The Clippers already said they would get 1. :angel:

But if neither are acquired then I think Korolev comes over. If either SAR or Bonzi is on the team I believe Korolev will take in overseas.


----------



## arenas809 (Feb 13, 2003)

It would be an absolute disgrace if they leave this kid overseas.

If he had been a second round pick, I wouldn't care as much, but considering the players we passed on for him in this draft, you have to bring him over and start working with him now.

I say you at the very last bring him over and stash him in the NBDL just so he can familiarize himself with the american game.

As far as I'm concerned anything he does over in Europe is irrelavant.

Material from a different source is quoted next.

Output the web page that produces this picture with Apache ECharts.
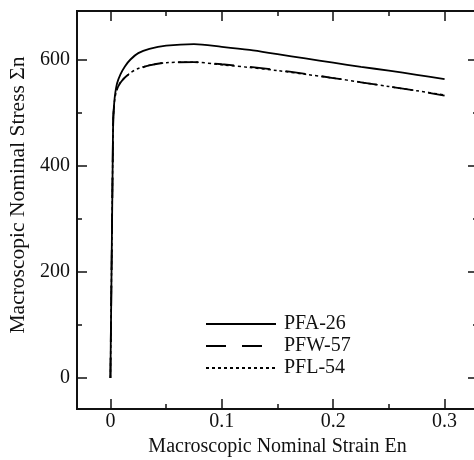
<!DOCTYPE html>
<html><head><meta charset="utf-8">
<script src="https://cdn.jsdelivr.net/npm/echarts@6/dist/echarts.min.js"></script>
<style>html,body{margin:0;padding:0;background:#fff}#c{width:474px;height:460px}</style>
</head><body><div id="c"></div>
<script>
const seriesNames = ['PFA-26', 'PFW-57', 'PFL-54'];
const strainA = [0, 0.0005, 0.001, 0.0015, 0.002, 0.0025, 0.003, 0.004, 0.006, 0.009, 0.013, 0.018, 0.025, 0.035, 0.05, 0.075, 0.1, 0.125, 0.15, 0.175, 0.2, 0.225, 0.25, 0.275, 0.3];
const stressPFA26 = [0, 100, 200, 300, 400, 490, 508, 532, 556, 573, 588, 601, 613, 621, 627, 630, 625, 619, 611, 603, 595, 587, 580, 572, 564];
const stressPFW57 = [0, 100, 200, 300, 400, 480, 505, 526, 545, 557, 567, 575, 583, 590, 595, 596, 592, 587, 581, 574, 566, 558, 550, 542, 533];
const stressPFL54 = [0, 100, 200, 300, 400, 482, 507, 527, 546, 558, 567, 576, 584, 590, 595, 596, 591, 586, 580, 573, 566, 558, 550, 542, 534];
const xMajorTicks = [0, 0.1, 0.2, 0.3];
const xMinorTicks = [0.05, 0.15, 0.25];
const yMajorTicks = [0, 200, 400, 600];
const yMinorTicks = [100, 300, 500];

const FONT = "'Liberation Serif', 'Times New Roman', serif";
const INK = '#111';
const FS = 20;
const xMin = -0.03, xMax = 0.33, yMin = -58.5, yMax = 692.5;

function pairs(xs, ys) { return xs.map((x, i) => [x, ys[i]]); }

function xAx(pos, ticks, len, labels) {
  return {
    type: 'value', position: pos, min: xMin, max: xMax,
    axisLine: { show: false, onZero: false },
    splitLine: { show: false },
    axisTick: { show: true, inside: true, length: len, customValues: ticks, lineStyle: { color: INK, width: 1.5 } },
    axisLabel: labels ? { show: true, customValues: ticks, fontFamily: FONT, fontSize: FS, color: INK, margin: 3,
      formatter: v => (v === 0 ? '0' : String(Math.round(v * 10) / 10)) } : { show: false },
    name: labels ? 'Macroscopic Nominal Strain En' : '',
    nameLocation: 'middle', nameGap: 28,
    nameTextStyle: { fontFamily: FONT, fontSize: FS, color: INK }
  };
}
function yAx(pos, ticks, len, labels) {
  return {
    type: 'value', position: pos, min: yMin, max: yMax,
    axisLine: { show: false, onZero: false },
    splitLine: { show: false },
    axisTick: { show: true, inside: true, length: len, customValues: ticks, lineStyle: { color: INK, width: 1.5 } },
    axisLabel: labels ? { show: true, customValues: ticks, fontFamily: FONT, fontSize: FS, color: INK, margin: 7 } : { show: false },
    name: labels ? 'Macroscopic Nominal Stress Σn' : '',
    nameLocation: 'middle', nameGap: 46,
    nameTextStyle: { fontFamily: FONT, fontSize: 21.5, color: INK, padding: [0, 0, 0, 30] }
  };
}

const chart = echarts.init(document.getElementById('c'), null, { renderer: 'canvas' });
chart.setOption({
  animation: false,
  backgroundColor: '#fff',
  grid: { left: 77, top: 11, width: 401, height: 398, show: true, borderColor: INK, borderWidth: 2,
    backgroundColor: 'transparent', outerBoundsMode: 'none', containLabel: false },
  xAxis: [xAx('bottom', xMajorTicks, 10, true), xAx('bottom', xMinorTicks, 5, false), xAx('top', xMajorTicks, 10, false), xAx('top', xMinorTicks, 5, false)],
  yAxis: [yAx('left', yMajorTicks, 10, true), yAx('left', yMinorTicks, 5, false), yAx('right', yMajorTicks, 10, false), yAx('right', yMinorTicks, 5, false)],
  legend: {
    orient: 'vertical', left: 205, top: 314, padding: 0, itemWidth: 70, itemHeight: 14, itemGap: 2,
    itemStyle: { opacity: 0 },
    textStyle: { fontFamily: FONT, fontSize: FS, color: INK, padding: [0, 0, 0, 3] },
    data: seriesNames
  },
  series: [
    { name: seriesNames[0], type: 'line', showSymbol: false, symbol: 'none', smooth: 0.3, data: pairs(strainA, stressPFA26),
      lineStyle: { color: '#000', width: 1.8, type: 'solid' }, itemStyle: { color: '#000' } },
    { name: seriesNames[1], type: 'line', showSymbol: false, symbol: 'none', smooth: 0.3, data: pairs(strainA, stressPFW57),
      lineStyle: { color: '#000', width: 1.8, type: [20, 16] }, itemStyle: { color: '#000' } },
    { name: seriesNames[2], type: 'line', showSymbol: false, symbol: 'none', smooth: 0.3, data: pairs(strainA, stressPFL54),
      lineStyle: { color: '#000', width: 1.5, type: [3, 3] }, itemStyle: { color: '#000' } }
  ]
});
</script></body></html>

First you have to have a little bit of knowledge about his situation. He plays for CSKA Moscow, the most powerful non-NBA franchise in the world. Most of their starting lineup (on the senior level) is compromised of Americans, they are in the business of winning championships, NOT developing players. Sergei Monia even publicly said this past season for him over there was a waste because he wasn't getting to play much, and if he had to do it over again he would have came to the Blazers last year, and this kid's situation wouldn't be any different.

Korolev can be left over there and continue to dominate on the junior level and watch from the bench on the senior level, but who cares, we need to see what he can and will be able to do OVER HERE. It's unfortunate we couldn't have had him for summer league even just to get an idea of how his game at this moment translates to playing over here, I wouldn't expect too much, but if they leave him overseas that's just another stupid, stupid move this franchise would be making.


----------



## RD (Jun 10, 2002)

I suppose keeping Kirilenko overseas was a waste too? Or Stojakovic?

It's not just about PT in the senior level. He'll be practicing against grown men, but most important, he continues to get time to develop mentally and physically, just as a person. The extra emphasis on fundamentals overseas is also an added benefit.

Monya has zero to do with this discussion. He's 22/23. Certainly, at that point, you have absolutely nothing to learn by sitting the bench. With Korolev barely turning 18, he still has a lot he can learn by staying overseas.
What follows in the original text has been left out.